NASA Completes Complex Fuel Loading Process for James Webb Space Telescope Launch

Science

NASA is gearing up for the launch of its most ambitious space telescope or probe ever launched later this month. In that effort, it said engineers working on the launch of the James Webb Space Telescope have successfully completed the delicate operation to load the fuel it will use to propel itself while in space. The engineers are now preparing to place the folded instrument inside the top of a rocket, expected to blast off later this month to place the telescope into orbit.

The Webb telescope is a project undertaken jointly by NASA and the European Space Agency (ESA). It is designed to reveal the evolution of the universe from its early phases to the modern era. It will probe thoroughly the universe at infrared wavelengths and will become the primary workhorse, replacing the ageing Hubble Space Telescope that has been doing this work for 30 years.

Bigger than Hubble and wider than the Ariane 5 rocket taking it to space, the $10 billion project is the most complex attempt to launch an observatory in space yet. The James Webb Space Telescope is as big as a tennis court. It has a 6.5-meter-long panel of 18 gold-coated mirrors that sits over a large sun shield. The whole thing is to be neatly packed into the rocket before launch.

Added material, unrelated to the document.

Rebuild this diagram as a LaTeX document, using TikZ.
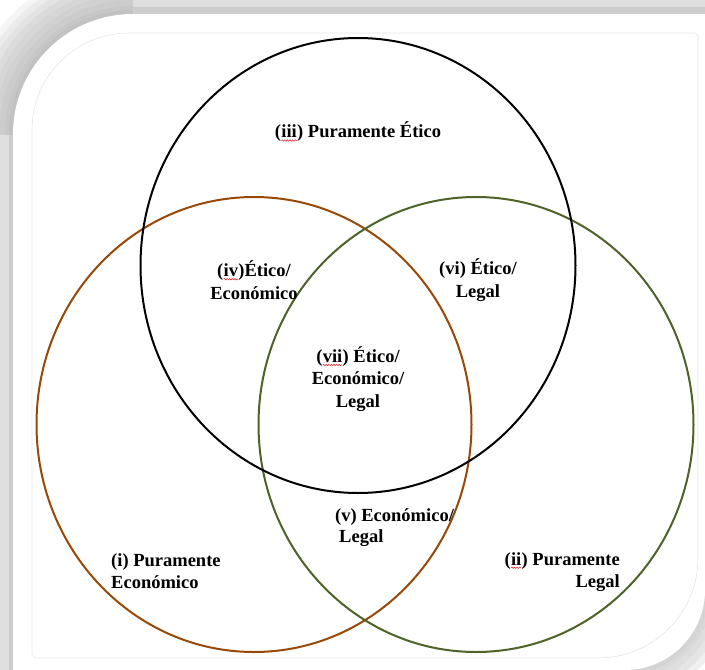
\documentclass[tikz,border=0pt]{standalone}
\usepackage{fontspec}
\setmainfont{Liberation Serif}
\usetikzlibrary{shapes.geometric,decorations.pathmorphing}
\definecolor{ecobrown}{HTML}{984807}
\definecolor{legalgreen}{HTML}{4F6228}
\definecolor{bandA}{HTML}{DEDEDE}
\definecolor{bandB}{HTML}{CDCDCD}
\definecolor{innerline}{HTML}{E6E6E6}
\definecolor{spellred}{HTML}{E03030}
\newcommand\spellchk[1]{\tikz[baseline=(sw.base),x=1cm,y=1cm]{\node[inner sep=0pt,outer sep=0pt](sw){#1};\draw[spellred,line width=0.6pt,decorate,decoration={snake,amplitude=0.7pt,segment length=2.6pt}]([yshift=-2.6pt]sw.base west)--([yshift=-2.6pt]sw.base east);}}
\tikzset{
  venn/.style={ellipse,draw,line width=2pt,inner sep=0pt,minimum width=435pt,minimum height=455pt},
  lbl/.style={inner sep=0pt,font=\fontsize{18.5}{22.5}\selectfont\bfseries},
}
\begin{document}
\begin{tikzpicture}[x=1pt,y=-1pt]
\useasboundingbox (0,0) rectangle (705,670);
\fill[white] (0,0) rectangle (705,670);
% top and left bands
\fill[bandA] (0,0) rectangle (705,14);
\fill[bandB] (0,7) rectangle (705,14);
\fill[bandA] (0,0) rectangle (13,670);
\fill[bandB] (9,0) rectangle (13,670);
% top-left shadow corner
\begin{scope}
\clip (0,0) rectangle (133,134);
\fill[white] (0,0) rectangle (133,134);
\foreach \r/\c in {176/100,170/96,164/92,158/89,152/86,146/84,140/82,134/80,128/78,124/76}
  \fill[black!\the\numexpr100-\c\relax!white] (133,134) circle[radius=\r];
\end{scope}
% bottom-right shadow corner
\begin{scope}
\clip (625,590) rectangle (705,670);
\foreach \r/\c in {115/100,108/94,101/90,94/87,88/85,84/83}
  \fill[black!\the\numexpr100-\c\relax!white] (625,590) circle[radius=\r];
\end{scope}
% white page
\fill[white] (13,670) -- (13,134) arc[start angle=180,end angle=270,radius=120]
  -- (705,14) -- (705,590) arc[start angle=0,end angle=90,radius=80] -- cycle;
% inner thin border
\draw[innerline,line width=0.6pt] (32,655) -- (32,130) arc[start angle=180,end angle=270,radius=97]
  -- (695,33) -- (698,36) -- (698,558) arc[start angle=0,end angle=90,radius=100] -- (35,658) -- cycle;
% circles
\node[venn,draw=ecobrown] (eco) at (254,424.5) {};
\node[venn,draw=legalgreen] (legal) at (476,424.5) {};
\node[venn,draw=black] (etico) at (358,265.5) {};
% labels
\node[lbl] (t3) at (358,132) {(\spellchk{iii}) Puramente Ético};
\node[lbl,align=center] (t4) at (254,280) {(\spellchk{iv})Ético/\\Económico};
\node[lbl,align=center] (t6) at (478,280) {(vi) Ético/\\Legal};
\node[lbl,align=center] (t7) at (358,379) {(\spellchk{vii}) Ético/\\Económico/\\Legal};
\node[lbl,align=left,anchor=west,font=\fontsize{18.5}{21}\selectfont\bfseries] (t5) at (335,528) {(v) Económico/\\\hspace*{4pt}Legal};
\node[lbl,align=left,anchor=west] (t1) at (111,571) {(i) Puramente\\Económico};
\node[lbl,align=right,anchor=east] (t2) at (620,572) {(\spellchk{ii}) Puramente\\Legal};
\end{tikzpicture}
\end{document}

NASA said in a blog that Webb was moved to the fueling section at Europe’s Spaceport in French Guiana to safely handle the extremely toxic fuel. Sharing an image of the process, it added that specialists wore Self-Contained Atmospheric Protective Ensemble, or “SCAPE,” suits and the process continued for 10 days, starting on November 25.

The rocket thrusters on the James Webb Space Telescope use either hydrazine fuel or a special mixture of hydrazine fuel and dinitrogen tetroxide oxidizer. Webb’s spacecraft bus was filled with 159 litres of hydrazine fuel and 79.5 litres of dinitrogen tetroxide oxidizer. The fuel loading system was formally disconnected on December 3, followed by inspections and closeouts that concluded over the weekend, NASA said.

The James Webb Space Telescope launch is targeted for December 22.